JPMorgan agreed to pay $4 billion to struggling homeowners harmed by the company’s unlawful conduct, according to the agreement. Of this amount, as much as $1.5 billion will be used to pay down some of the principal for “underwater” homeowners who owe more than their houses are worth. And $300 million or more will be used for mortgage forbearance, which restructures loans to reduce homeowner’s monthly payments.

The other $2 billion in consumer restitution will be used for other consumer relief measures, including taking on amounts owed on vacated homes, lowering interest rates on existing homes, or helping lower-income borrowers secure new loans. According to the agreement, some of this money can also be directed toward anti-blight measures in devastated residential areas, including the demolition of abandoned, run-down homes in places like Detroit.  

JPMorgan is also required to hire an independent monitor to oversee these consumer measures, which must be completed by 2016 – otherwise, additional penalties will kick in.  

The company will also shell out $9 billion more to settle the claims in a number of state and federal complaints, including a previously announced $4 billion settlement with the Federal Housing Finance Agency (FHFA). The agency oversees the government-sponsored Fannie Mae and Freddie Mac, which purchased many of the fraudulently sold securities.

“In terms of size, these are staggering settlements, by any historical measure that I’m aware of,” says Robert Kaplan, former vice chairman at Goldman Sachs and now a professor and dean at the Harvard Business School. “The mortgage business is a massive, massive market – it touches millions and millions of consumers, and that’s why penalties for wrongdoing in this segment are going to be very large.”

The settlement does not, however, release any individuals within JPMorgan from further criminal or civil charges. The bank has agreed to cooperate fully in any investigations related to the fraud covered in the agreement.

“I think that the Department of Justice has heard the public in terms of saying, if people were criminally responsible, they should be held liable,” says David Reiss, a professor at Brooklyn Law School, who has written extensively on the mortgage crisis. “Just a handful of people have faced any serious personal liability as a result of the events of the financial crisis of the 2000s.”

But some feel that the unprecedented scope and size of the penalty is unfair for the bank behemoth, which was seen as something of a financial savior when it took on the imploding assets of Bear Stearns and Washington Mutual after the financial collapse. Some estimate that employees at these banks conducted up to 80 percent of the fraud found by the Justice Department. JPMorgan assumed these firms' legal jeopardy when it took on their troubled assets.

“There’s a moral narrative about this, that it’s unfair to go after JPMorgan because they stepped in to help,” says Mr. Reiss.

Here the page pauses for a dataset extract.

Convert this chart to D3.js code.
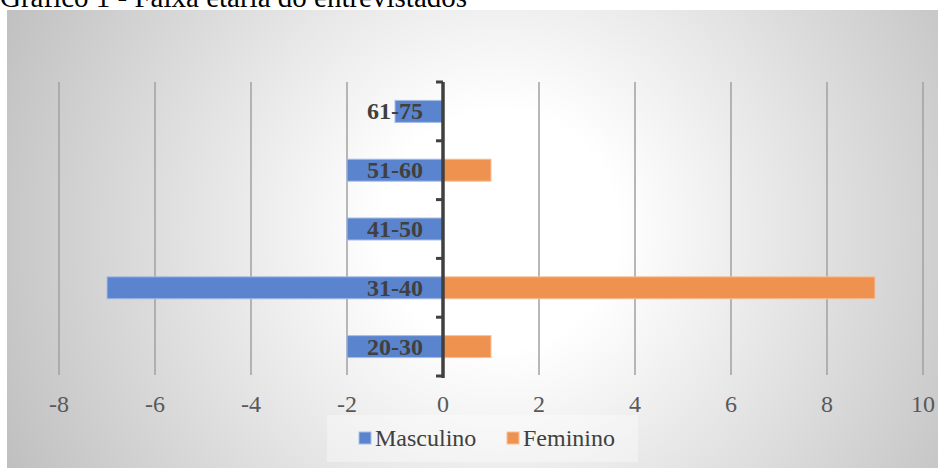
<!DOCTYPE html>
<html><head><meta charset="utf-8">
<script src="https://cdn.jsdelivr.net/npm/d3@7"></script>
<style>body{margin:0;background:#fff}svg{display:block}</style>
</head><body>
<svg id="c" width="939" height="468"></svg>
<script>
const categories = ["20-30","31-40","41-50","51-60","61-75"];
const masculino = [-2,-7,-2,-2,-1];
const feminino = [1,9,0,1,0];
const xTicks = [-8,-6,-4,-2,0,2,4,6,8,10];
const seriesNames = ["Masculino","Feminino"];
const colors = ["#5b84cf","#ef914f"];
const strokes = ["#a7bde6","#f6c29c"];
const title = "Gráfico 1 - Faixa etária do entrevistados";
const FONT = "'Liberation Serif', 'Times New Roman', serif";

const svg = d3.select("#c");
const defs = svg.append("defs");
const g = defs.append("radialGradient").attr("id","bg").attr("gradientUnits","userSpaceOnUse")
  .attr("cx",500).attr("cy",230).attr("r",590);
g.append("stop").attr("offset","0").attr("stop-color","#ffffff");
g.append("stop").attr("offset","0.2").attr("stop-color","#ffffff");
g.append("stop").attr("offset","1").attr("stop-color","#b9b9b9");

svg.append("rect").attr("x",7).attr("y",10).attr("width",931).attr("height",458).attr("fill","url(#bg)");

svg.append("text").attr("x",0).attr("y",7).text(title)
  .style("font-family",FONT).attr("font-size",29).attr("fill","#000");

const x = d3.scaleLinear().domain([-8,10]).range([59,923]);
const y = d3.scaleBand().domain(categories.slice().reverse()).range([82,376]);
const barH = y.bandwidth()*0.374;

// gridlines
svg.append("g").selectAll("line").data(xTicks.filter(d=>d!==0)).join("line")
  .attr("x1",d=>x(d)).attr("x2",d=>x(d)).attr("y1",82).attr("y2",375)
  .attr("stroke","#a0a0a0").attr("stroke-width",1.5);

// tick labels
svg.append("g").selectAll("text").data(xTicks).join("text")
  .attr("x",d=>x(d)).attr("y",404).attr("text-anchor","middle").attr("dominant-baseline","central")
  .style("font-family",FONT).attr("font-size",24).attr("fill","#595959")
  .text(d=>d);

// bars
const series = [masculino, feminino];
series.forEach((vals,si)=>{
  svg.append("g").selectAll("rect").data(categories.map((c,i)=>({c,v:vals[i]})).filter(d=>d.v!==0)).join("rect")
    .attr("x",d=>Math.min(x(0),x(d.v))).attr("width",d=>Math.abs(x(d.v)-x(0)))
    .attr("y",d=>y(d.c)+y.bandwidth()/2-barH/2).attr("height",barH)
    .attr("fill",colors[si]).attr("stroke",strokes[si]).attr("stroke-width",1);
});

// axis
const ax = svg.append("g");
ax.append("line").attr("x1",x(0)).attr("x2",x(0)).attr("y1",82).attr("y2",378)
  .attr("stroke","#404040").attr("stroke-width",3.5);
const bounds = categories.map(c=>y(c)).concat([y.range()[1]]);
ax.selectAll("line.t").data(bounds).join("line").attr("class","t")
  .attr("x1",x(0)-7).attr("x2",x(0)).attr("y1",d=>d).attr("y2",d=>d)
  .attr("stroke","#404040").attr("stroke-width",3);

// category labels
svg.append("g").selectAll("text").data(categories).join("text")
  .attr("x",x(0)-20).attr("y",d=>y(d)+y.bandwidth()/2).attr("text-anchor","end").attr("dominant-baseline","central")
  .style("font-family",FONT).attr("font-size",24).attr("font-weight","bold")
  .attr("fill","#404040").text(d=>d);

// legend
svg.append("rect").attr("x",327).attr("y",415).attr("width",311).attr("height",47).attr("fill","#ffffff").attr("opacity",0.35);
const lx = [359,507];
seriesNames.forEach((n,i)=>{
  svg.append("rect").attr("x",lx[i]).attr("y",432).attr("width",12).attr("height",12).attr("fill",colors[i]).attr("stroke",strokes[i]);
  svg.append("text").attr("x",lx[i]+16).attr("y",438).attr("dominant-baseline","central")
    .style("font-family",FONT).attr("font-size",24).attr("fill","#404040").text(n);
});
</script>
</body></html>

“I think privately, I’m sure people at JPMorgan feel – and certainly people on Wall Street feel, rightly or wrongly – that this is unfair,” says Mr. Kaplan.

But in the end, acquiring these assets may have helped rather than hurt the once well-respected bank, even though it has taken such a hit to its reputation and bottom line. The $13 billion settlement represents only a drop in its massive multi-trillion holdings, and only about half of its 2012 net income of $21.3 billion – a record-setting year that made it one of the most profitable US banks last year.

“We are pleased to have concluded this extensive agreement,” said JPMorgan’s chief executive James Dimon, in a statement. He also noted that the firm has already reserved funds for the settlement, which “terminates all pending civil enforcement investigations” into its residential mortgage securities.

And financial analysts say the settlement will only help the bank as it moves forward.

“It’s a huge amount of money obviously, and it obviously reduced their net worth when they made the reserve,” says Kaplan. “But having said that, they’re still well capitalized, they can still manage it, and the reality is, JPMorgan from here will be evaluated on their ability to generate earnings.”

“And this takes a real overhang off the table that might have jeopardized their ability to generate earnings in the future,” he says.